What is expected
Say how many lines hold the string "this", and nothing more.

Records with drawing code
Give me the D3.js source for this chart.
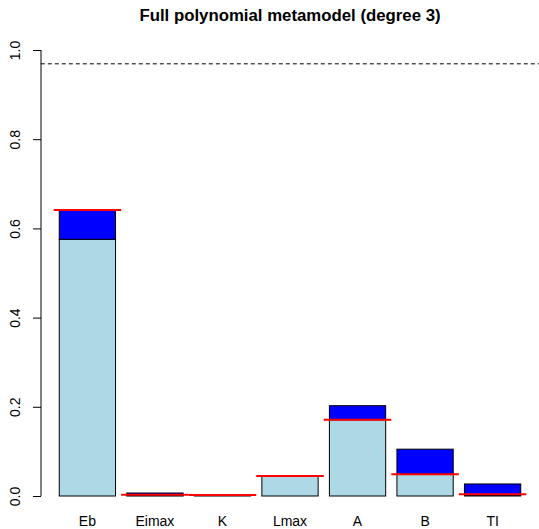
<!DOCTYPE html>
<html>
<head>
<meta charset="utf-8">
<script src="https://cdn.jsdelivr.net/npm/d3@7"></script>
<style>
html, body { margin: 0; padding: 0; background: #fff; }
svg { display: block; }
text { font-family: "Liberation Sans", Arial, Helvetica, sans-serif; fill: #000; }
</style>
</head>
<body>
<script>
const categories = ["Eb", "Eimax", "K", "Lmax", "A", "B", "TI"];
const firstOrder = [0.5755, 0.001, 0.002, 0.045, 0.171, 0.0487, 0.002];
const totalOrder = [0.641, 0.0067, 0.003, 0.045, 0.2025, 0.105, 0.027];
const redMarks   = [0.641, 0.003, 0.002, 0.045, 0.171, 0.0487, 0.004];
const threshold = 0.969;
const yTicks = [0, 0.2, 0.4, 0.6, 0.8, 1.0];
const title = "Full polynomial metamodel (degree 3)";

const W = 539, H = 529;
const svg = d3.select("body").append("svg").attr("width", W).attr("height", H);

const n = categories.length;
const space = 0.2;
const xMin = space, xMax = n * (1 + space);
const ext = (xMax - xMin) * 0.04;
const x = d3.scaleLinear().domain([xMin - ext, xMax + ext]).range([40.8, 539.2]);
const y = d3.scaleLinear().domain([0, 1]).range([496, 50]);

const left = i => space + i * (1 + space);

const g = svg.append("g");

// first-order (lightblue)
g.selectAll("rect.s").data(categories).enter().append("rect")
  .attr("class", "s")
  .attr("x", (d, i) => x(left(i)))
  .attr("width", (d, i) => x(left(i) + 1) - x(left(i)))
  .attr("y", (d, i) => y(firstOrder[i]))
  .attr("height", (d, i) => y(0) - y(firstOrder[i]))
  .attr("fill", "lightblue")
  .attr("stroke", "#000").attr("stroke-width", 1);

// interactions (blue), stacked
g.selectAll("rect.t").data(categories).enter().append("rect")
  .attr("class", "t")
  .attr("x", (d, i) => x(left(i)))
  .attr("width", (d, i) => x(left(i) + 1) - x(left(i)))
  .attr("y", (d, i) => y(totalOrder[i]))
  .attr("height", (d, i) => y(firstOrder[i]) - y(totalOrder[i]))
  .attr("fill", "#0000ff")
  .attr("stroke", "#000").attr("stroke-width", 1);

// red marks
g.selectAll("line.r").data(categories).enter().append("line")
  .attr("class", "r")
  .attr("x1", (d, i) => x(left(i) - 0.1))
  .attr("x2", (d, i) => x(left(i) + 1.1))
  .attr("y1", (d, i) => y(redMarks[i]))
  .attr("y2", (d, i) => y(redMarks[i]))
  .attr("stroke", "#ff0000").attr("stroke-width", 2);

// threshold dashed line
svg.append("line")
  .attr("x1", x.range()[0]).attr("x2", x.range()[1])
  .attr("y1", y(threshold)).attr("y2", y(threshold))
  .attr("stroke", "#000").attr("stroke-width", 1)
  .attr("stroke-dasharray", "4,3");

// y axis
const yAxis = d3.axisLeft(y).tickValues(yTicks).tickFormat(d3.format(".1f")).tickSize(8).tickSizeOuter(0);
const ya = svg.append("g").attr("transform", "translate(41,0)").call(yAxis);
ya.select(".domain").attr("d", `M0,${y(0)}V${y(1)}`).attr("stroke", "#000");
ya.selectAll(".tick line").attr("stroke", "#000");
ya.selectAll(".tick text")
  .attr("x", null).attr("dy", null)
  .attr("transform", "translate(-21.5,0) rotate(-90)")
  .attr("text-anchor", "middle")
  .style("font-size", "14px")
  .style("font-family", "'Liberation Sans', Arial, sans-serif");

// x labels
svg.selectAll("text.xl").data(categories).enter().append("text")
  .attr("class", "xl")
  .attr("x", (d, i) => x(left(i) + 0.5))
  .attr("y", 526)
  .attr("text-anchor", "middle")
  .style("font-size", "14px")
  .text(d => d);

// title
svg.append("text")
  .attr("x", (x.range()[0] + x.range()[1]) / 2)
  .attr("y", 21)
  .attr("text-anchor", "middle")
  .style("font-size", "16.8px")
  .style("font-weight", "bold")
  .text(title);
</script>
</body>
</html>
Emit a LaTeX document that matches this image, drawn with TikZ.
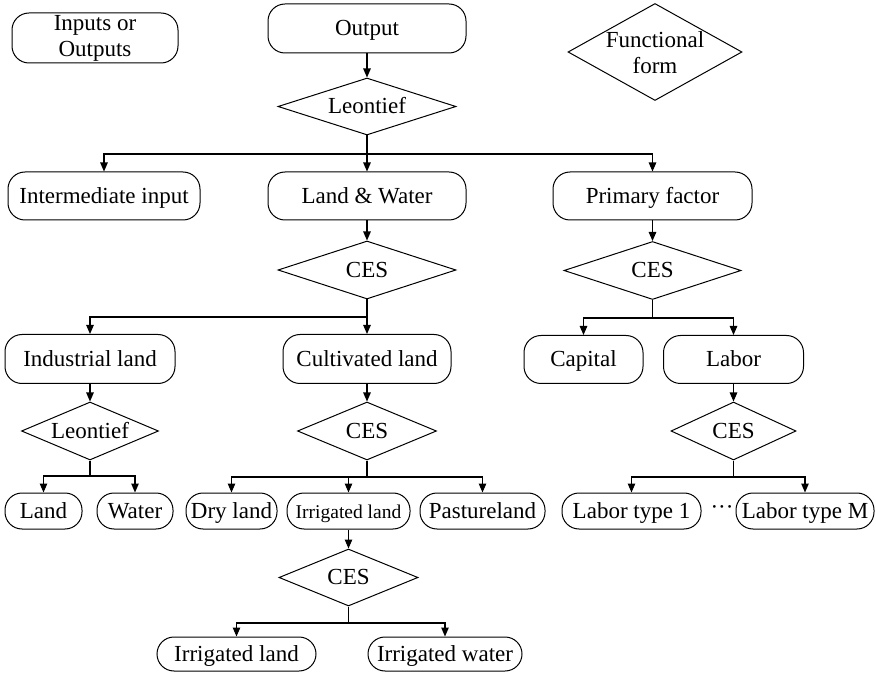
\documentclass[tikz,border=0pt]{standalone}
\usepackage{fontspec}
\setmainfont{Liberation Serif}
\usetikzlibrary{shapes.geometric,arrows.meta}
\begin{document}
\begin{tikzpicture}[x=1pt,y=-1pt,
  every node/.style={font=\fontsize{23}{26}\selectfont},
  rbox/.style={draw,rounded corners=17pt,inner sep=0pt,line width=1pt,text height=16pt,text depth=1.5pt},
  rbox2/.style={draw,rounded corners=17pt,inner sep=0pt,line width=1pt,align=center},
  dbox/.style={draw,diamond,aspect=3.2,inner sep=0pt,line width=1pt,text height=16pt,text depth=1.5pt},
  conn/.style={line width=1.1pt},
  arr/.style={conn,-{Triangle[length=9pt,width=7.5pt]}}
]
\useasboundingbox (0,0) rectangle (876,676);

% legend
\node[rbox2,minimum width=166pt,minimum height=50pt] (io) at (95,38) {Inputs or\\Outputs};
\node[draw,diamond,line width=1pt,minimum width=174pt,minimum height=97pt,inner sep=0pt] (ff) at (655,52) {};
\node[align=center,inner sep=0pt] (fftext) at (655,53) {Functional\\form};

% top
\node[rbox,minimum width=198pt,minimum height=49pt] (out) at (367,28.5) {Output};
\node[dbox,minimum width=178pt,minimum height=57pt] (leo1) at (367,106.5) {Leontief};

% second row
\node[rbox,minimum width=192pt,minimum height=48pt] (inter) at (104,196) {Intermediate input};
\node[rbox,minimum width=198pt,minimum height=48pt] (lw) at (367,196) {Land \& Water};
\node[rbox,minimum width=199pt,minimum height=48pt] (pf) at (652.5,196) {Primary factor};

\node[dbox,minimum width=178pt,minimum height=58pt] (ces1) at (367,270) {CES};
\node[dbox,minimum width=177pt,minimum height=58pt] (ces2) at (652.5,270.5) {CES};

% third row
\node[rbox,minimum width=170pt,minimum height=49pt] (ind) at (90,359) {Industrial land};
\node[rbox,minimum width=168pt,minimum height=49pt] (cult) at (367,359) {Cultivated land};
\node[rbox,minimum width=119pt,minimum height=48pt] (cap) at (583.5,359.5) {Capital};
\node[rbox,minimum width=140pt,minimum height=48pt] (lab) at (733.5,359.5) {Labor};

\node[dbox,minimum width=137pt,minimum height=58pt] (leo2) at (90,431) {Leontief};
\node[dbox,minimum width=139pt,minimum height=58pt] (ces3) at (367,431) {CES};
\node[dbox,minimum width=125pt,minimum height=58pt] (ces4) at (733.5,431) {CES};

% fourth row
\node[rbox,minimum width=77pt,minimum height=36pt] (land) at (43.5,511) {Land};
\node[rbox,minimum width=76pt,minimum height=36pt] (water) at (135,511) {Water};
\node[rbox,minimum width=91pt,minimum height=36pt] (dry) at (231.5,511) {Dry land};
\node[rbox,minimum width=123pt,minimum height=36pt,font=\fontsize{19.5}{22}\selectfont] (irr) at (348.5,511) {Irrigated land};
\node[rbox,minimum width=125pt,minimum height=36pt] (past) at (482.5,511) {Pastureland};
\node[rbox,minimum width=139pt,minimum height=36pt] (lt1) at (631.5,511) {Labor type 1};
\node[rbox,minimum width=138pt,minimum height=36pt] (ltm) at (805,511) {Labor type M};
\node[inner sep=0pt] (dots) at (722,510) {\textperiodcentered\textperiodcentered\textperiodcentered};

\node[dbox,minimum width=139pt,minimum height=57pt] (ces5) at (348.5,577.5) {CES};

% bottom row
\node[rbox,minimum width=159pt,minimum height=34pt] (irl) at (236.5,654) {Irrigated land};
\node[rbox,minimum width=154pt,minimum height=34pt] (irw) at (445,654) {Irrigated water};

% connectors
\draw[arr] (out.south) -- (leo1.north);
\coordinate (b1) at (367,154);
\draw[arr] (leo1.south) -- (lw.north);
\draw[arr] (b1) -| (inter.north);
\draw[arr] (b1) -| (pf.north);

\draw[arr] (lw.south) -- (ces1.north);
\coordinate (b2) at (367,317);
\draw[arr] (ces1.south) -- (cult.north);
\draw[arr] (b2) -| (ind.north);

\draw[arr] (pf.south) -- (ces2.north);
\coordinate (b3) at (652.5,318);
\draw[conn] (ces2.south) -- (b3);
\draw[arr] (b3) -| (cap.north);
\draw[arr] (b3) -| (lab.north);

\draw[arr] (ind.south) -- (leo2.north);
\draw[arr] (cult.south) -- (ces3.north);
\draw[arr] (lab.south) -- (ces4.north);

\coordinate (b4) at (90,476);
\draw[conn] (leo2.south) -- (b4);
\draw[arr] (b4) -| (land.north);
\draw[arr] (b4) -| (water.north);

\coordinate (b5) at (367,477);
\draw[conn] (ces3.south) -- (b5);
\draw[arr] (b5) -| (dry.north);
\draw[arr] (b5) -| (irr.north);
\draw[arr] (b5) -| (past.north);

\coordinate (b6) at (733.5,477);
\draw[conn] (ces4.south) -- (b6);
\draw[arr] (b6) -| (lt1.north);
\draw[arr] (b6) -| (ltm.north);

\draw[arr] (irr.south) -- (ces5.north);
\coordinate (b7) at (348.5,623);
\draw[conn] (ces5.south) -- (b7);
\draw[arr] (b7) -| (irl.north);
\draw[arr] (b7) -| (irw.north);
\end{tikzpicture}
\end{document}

Correct result
2